### Directions
Exactly reproduce the lines of the listing below from the one containing "Write the Observable" through the one containing "const simCensorSurv = [0.852, 0.269];". Skip the images.

### Figure scripts
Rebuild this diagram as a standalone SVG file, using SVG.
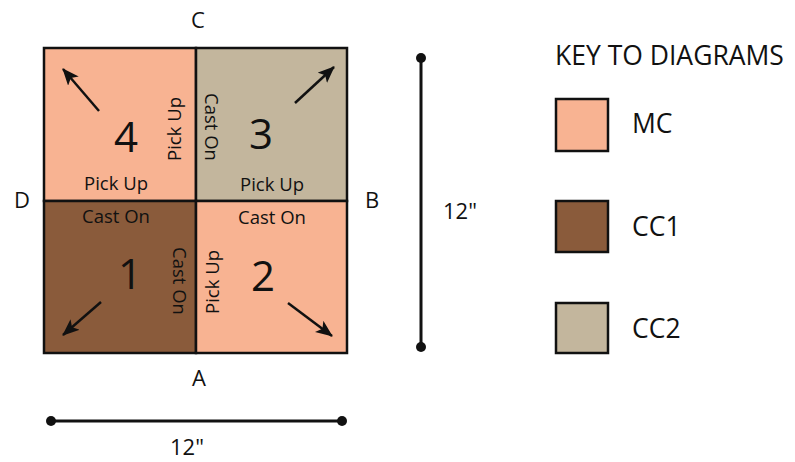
<svg xmlns="http://www.w3.org/2000/svg" width="795" height="462" viewBox="0 0 795 462">
<style>
text{font-family:"Open Sans","Liberation Sans",sans-serif;fill:#111;}
.lbl{font-size:18.5px;text-anchor:middle;}
.num{font-size:42px;text-anchor:middle;}
.side{font-size:22px;text-anchor:middle;}
.key{font-size:26.5px;}
.sq{stroke:#111;stroke-width:2.5;}
.mc{fill:#F8B392;}
.cc1{fill:#8A5B3B;}
.cc2{fill:#C3B69D;}
.arr{stroke:#111;stroke-width:2.5;fill:none;marker-end:url(#ah);}
.dim{stroke:#111;stroke-width:3;}
</style>
<defs>
<marker id="ah" markerUnits="userSpaceOnUse" markerWidth="20" markerHeight="16" refX="16" refY="7" orient="auto">
<path d="M0,0 L17,7 L0,14 L4,7 z" fill="#111"/>
</marker>
</defs>
<g id="sq4">
<rect class="sq mc" x="44" y="48" width="152" height="153"/>
<text class="num" x="126" y="152">4</text>
<text class="lbl" x="116" y="190">Pick Up</text>
<text class="lbl" transform="translate(181,129) rotate(-90)">Pick Up</text>
</g>
<g id="sq3">
<rect class="sq cc2" x="196" y="48" width="151" height="153"/>
<text class="num" x="261" y="149">3</text>
<text class="lbl" x="272" y="191">Pick Up</text>
<text class="lbl" transform="translate(205,127) rotate(90)">Cast On</text>
</g>
<g id="sq1">
<rect class="sq cc1" x="44" y="201" width="152" height="152"/>
<text class="num" x="130" y="289">1</text>
<text class="lbl" x="116" y="223">Cast On</text>
<text class="lbl" transform="translate(173,281) rotate(90)">Cast On</text>
</g>
<g id="sq2">
<rect class="sq mc" x="196" y="201" width="151" height="152"/>
<text class="num" x="263" y="291">2</text>
<text class="lbl" x="272" y="224">Cast On</text>
<text class="lbl" transform="translate(219,282) rotate(-90)">Pick Up</text>
</g>
<g id="sides">
<text class="side" x="198" y="28">C</text>
<text class="side" x="22" y="208">D</text>
<text class="side" x="372" y="208">B</text>
<text class="side" x="199" y="386">A</text>
</g>
<g id="connectors">
<line class="arr" x1="99" y1="111" x2="63" y2="69"/>
<line class="arr" x1="295" y1="103" x2="334" y2="67"/>
<line class="arr" x1="101" y1="302" x2="63" y2="335"/>
<line class="arr" x1="288" y1="303" x2="332" y2="336"/>
</g>
<g id="dim-h">
<line class="dim" x1="51" y1="421" x2="342" y2="421"/>
<circle cx="51" cy="421" r="5" fill="#111"/>
<circle cx="342" cy="421" r="5" fill="#111"/>
<text class="side" x="187" y="455">12"</text>
</g>
<g id="dim-v">
<line class="dim" x1="421" y1="58" x2="421" y2="347"/>
<circle cx="421" cy="58" r="5" fill="#111"/>
<circle cx="421" cy="347" r="5" fill="#111"/>
<text class="side" x="460" y="219">12"</text>
</g>
<g id="key">
<text class="key" x="555" y="65">KEY TO DIAGRAMS</text>
<rect class="sq mc" x="556" y="99" width="52" height="52"/>
<text class="key" x="632" y="133">MC</text>
<rect class="sq cc1" x="556" y="201" width="52" height="51"/>
<text class="key" x="632" y="236">CC1</text>
<rect class="sq cc2" x="556" y="303" width="52" height="50"/>
<text class="key" x="632" y="338">CC2</text>
</g>
</svg>
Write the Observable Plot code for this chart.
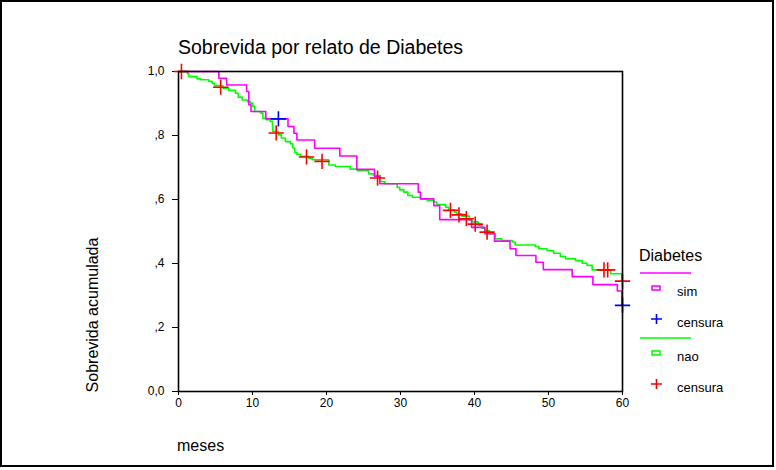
<!DOCTYPE html>
<html>
<head>
<meta charset="utf-8">
<script src="https://cdn.jsdelivr.net/npm/d3@7"></script>
<script src="https://cdn.jsdelivr.net/npm/@observablehq/plot@0.6"></script>
<style>
  html, body { margin: 0; padding: 0; background: #fff; }
  #chart svg { display: block; }
</style>
</head>
<body>
<div id="chart"></div>
<script>
// ---- Data ----
const titleText = "Sobrevida por relato de Diabetes";
const xLabel = "meses";
const yLabel = "Sobrevida acumulada";
const legendTitle = "Diabetes";
const groups = ["sim", "nao"];
const censorLabel = "censura";

const xTicks = [0, 10, 20, 30, 40, 50, 60];
const yTicks = [0, 0.2, 0.4, 0.6, 0.8, 1.0];
const yTickLabels = ["0,0", ",2", ",4", ",6", ",8", "1,0"];

// Kaplan-Meier steps, group "sim"
const simTime = [0, 5.45, 6.5, 9.2, 9.5, 9.8, 11.8, 14.8, 15.6, 16.0, 18.4, 21.8, 24.1, 26.5, 27.2, 32.4, 32.7, 34.5, 35.3, 39.6, 41.4, 42.7, 44.8, 45.6, 48.3, 49.3, 53.2, 56.0, 59.3, 59.9, 60];
const simSurv = [1, 0.979, 0.958, 0.9375, 0.896, 0.875, 0.852, 0.828, 0.807, 0.786, 0.760, 0.736, 0.694, 0.672, 0.649, 0.623, 0.602, 0.581, 0.537, 0.513, 0.493, 0.470, 0.446, 0.425, 0.404, 0.381, 0.359, 0.334, 0.314, 0.269, 0.269];
const simCensorTime = [13.5, 60];
const simCensorSurv = [0.852, 0.269];

// Kaplan-Meier steps, group "nao"
const naoTime = [0, 1.2, 1.4, 2.5, 3.0, 4.1, 4.55, 4.86, 6.0, 6.8, 7.7, 8.07, 8.6, 9.3, 9.7, 10.05, 10.3, 11.1, 11.4, 11.85, 12.4, 12.7, 12.75, 13.5, 13.9, 14.45, 15.1, 15.45, 15.7, 16.0, 16.5, 17.6, 18.07, 20.3, 21.2, 23.2, 24.15, 25.7, 26.4, 27.3, 27.9, 29.55, 29.9, 30.45, 31.0, 31.6, 32.7, 33.6, 34.5, 34.9, 36.1, 36.5, 37.3, 37.6, 38.3, 39.3, 39.7, 40.5, 41.0, 41.4, 42.0, 42.8, 43.7, 45.1, 45.5, 48.2, 48.7, 49.8, 50.7, 51.6, 52.3, 53.65, 54.55, 55.2, 55.9, 58.4, 59.9, 60];
const naoSurv = [1, 0.993, 0.984, 0.977, 0.974, 0.969, 0.963, 0.956, 0.948, 0.941, 0.932, 0.92, 0.911, 0.906, 0.901, 0.891, 0.875, 0.87, 0.854, 0.849, 0.844, 0.828, 0.8125, 0.802, 0.792, 0.781, 0.774, 0.761, 0.747, 0.741, 0.735, 0.729, 0.724, 0.708, 0.703, 0.695, 0.69, 0.68, 0.675, 0.656, 0.649, 0.638, 0.63, 0.623, 0.6125, 0.607, 0.602, 0.597, 0.592, 0.584, 0.576, 0.568, 0.56, 0.555, 0.548, 0.535, 0.53, 0.518, 0.51, 0.503, 0.493, 0.477, 0.472, 0.467, 0.458, 0.453, 0.446, 0.44, 0.432, 0.422, 0.415, 0.409, 0.401, 0.394, 0.38, 0.368, 0.345, 0.345];
const naoCensorTime = [0.4, 5.7, 13.2, 17.3, 19.4, 26.9, 36.75, 37.9, 38.9, 40.1, 41.7, 57.5, 58.0, 60];
const naoCensorSurv = [1.0, 0.951, 0.808, 0.733, 0.719, 0.667, 0.566, 0.552, 0.54, 0.523, 0.498, 0.38, 0.38, 0.345];

const colors = {sim: "#ff00ff", nao: "#00ff00", simCensor: "#0000ff", naoCensor: "#ff0000"};

// ---- Build tables ----
const simLine = simTime.map((t, i) => ({t, s: simSurv[i]}));
const naoLine = naoTime.map((t, i) => ({t, s: naoSurv[i]}));
const simCens = simCensorTime.map((t, i) => ({t, s: simCensorSurv[i]}));
const naoCens = naoCensorTime.map((t, i) => ({t, s: naoCensorSurv[i]}));

const font = "'Liberation Sans', Arial, Helvetica, sans-serif";

const chart = Plot.plot({
  width: 776,
  height: 470,
  marginLeft: 178,
  marginRight: 154,
  marginTop: 71,
  marginBottom: 79,
  style: {fontFamily: font, fontSize: "12px", color: "#000", background: "#fff", overflow: "visible"},
  x: {domain: [0, 60], ticks: xTicks, tickSize: 4, tickPadding: 3, label: null},
  y: {domain: [0, 1], ticks: yTicks, tickSize: 6, tickPadding: 8, label: null,
      tickFormat: d => yTickLabels[yTicks.findIndex(v => Math.abs(v - d) < 1e-9)]},
  marks: [
    Plot.line(naoLine, {x: "t", y: "s", curve: "step-after", stroke: colors.nao, strokeWidth: 1.6}),
    Plot.line(simLine, {x: "t", y: "s", curve: "step-after", stroke: colors.sim, strokeWidth: 1.6}),
    Plot.dot(naoCens, {x: "t", y: "s", symbol: "plus", r: 5, stroke: colors.naoCensor, strokeWidth: 1.6}),
    Plot.dot(simCens, {x: "t", y: "s", symbol: "plus", r: 5, stroke: colors.simCensor, strokeWidth: 1.6}),
    Plot.frame({stroke: "#000", strokeWidth: 1.6})
  ]
});

document.getElementById("chart").appendChild(chart);

// ---- Titles and legend added to the same SVG ----
const svg = d3.select(chart);
svg.append("rect").attr("x", 1).attr("y", 1).attr("width", 772).attr("height", 465)
  .attr("fill", "none").attr("stroke", "#000").attr("stroke-width", 2);

svg.append("text").attr("x", 178).attr("y", 54).attr("text-anchor", "start").attr("font-family", font).attr("font-size", 19.5)
  .attr("fill", "#000").text(titleText);
svg.append("text").attr("x", 177).attr("y", 451).attr("text-anchor", "start").attr("font-family", font).attr("font-size", 16)
  .attr("fill", "#000").text(xLabel);
svg.append("text").attr("transform", "translate(98,315) rotate(-90)").attr("text-anchor", "middle")
  .attr("font-family", font).attr("font-size", 16).attr("fill", "#000").text(yLabel);

const lg = svg.append("g").attr("font-family", font).attr("fill", "#000").attr("text-anchor", "start");
lg.append("text").attr("x", 639).attr("y", 261).attr("font-size", 16).text(legendTitle);
const legendRows = [
  {line: colors.sim, y: 273, label: groups[0], cens: colors.simCensor},
  {line: colors.nao, y: 338, label: groups[1], cens: colors.naoCensor}
];
legendRows.forEach(r => {
  lg.append("line").attr("x1", 640).attr("x2", 691).attr("y1", r.y).attr("y2", r.y)
    .attr("stroke", r.line).attr("stroke-width", 1.6);
  lg.append("rect").attr("x", 652).attr("y", r.y + 13).attr("width", 8).attr("height", 4)
    .attr("fill", "none").attr("stroke", r.line).attr("stroke-width", 1.6);
  lg.append("text").attr("x", 677).attr("y", r.y + 23).attr("font-size", 13).text(r.label);
  lg.append("path").attr("d", `M${651},${r.y + 46}h11M${656.5},${r.y + 41}v10`)
    .attr("stroke", r.cens).attr("stroke-width", 1.6).attr("fill", "none");
  lg.append("text").attr("x", 677).attr("y", r.y + 54).attr("font-size", 13).text(censorLabel);
});
</script>
</body>
</html>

### Worked answer
Write the Observable Plot code for this chart.
<!DOCTYPE html>
<html>
<head>
<meta charset="utf-8">
<script src="https://cdn.jsdelivr.net/npm/d3@7"></script>
<script src="https://cdn.jsdelivr.net/npm/@observablehq/plot@0.6"></script>
<style>
  html, body { margin: 0; padding: 0; background: #fff; }
  #chart svg { display: block; }
</style>
</head>
<body>
<div id="chart"></div>
<script>
// ---- Data ----
const titleText = "Sobrevida por relato de Diabetes";
const xLabel = "meses";
const yLabel = "Sobrevida acumulada";
const legendTitle = "Diabetes";
const groups = ["sim", "nao"];
const censorLabel = "censura";

const xTicks = [0, 10, 20, 30, 40, 50, 60];
const yTicks = [0, 0.2, 0.4, 0.6, 0.8, 1.0];
const yTickLabels = ["0,0", ",2", ",4", ",6", ",8", "1,0"];

// Kaplan-Meier steps, group "sim"
const simTime = [0, 5.45, 6.5, 9.2, 9.5, 9.8, 11.8, 14.8, 15.6, 16.0, 18.4, 21.8, 24.1, 26.5, 27.2, 32.4, 32.7, 34.5, 35.3, 39.6, 41.4, 42.7, 44.8, 45.6, 48.3, 49.3, 53.2, 56.0, 59.3, 59.9, 60];
const simSurv = [1, 0.979, 0.958, 0.9375, 0.896, 0.875, 0.852, 0.828, 0.807, 0.786, 0.760, 0.736, 0.694, 0.672, 0.649, 0.623, 0.602, 0.581, 0.537, 0.513, 0.493, 0.470, 0.446, 0.425, 0.404, 0.381, 0.359, 0.334, 0.314, 0.269, 0.269];
const simCensorTime = [13.5, 60];
const simCensorSurv = [0.852, 0.269];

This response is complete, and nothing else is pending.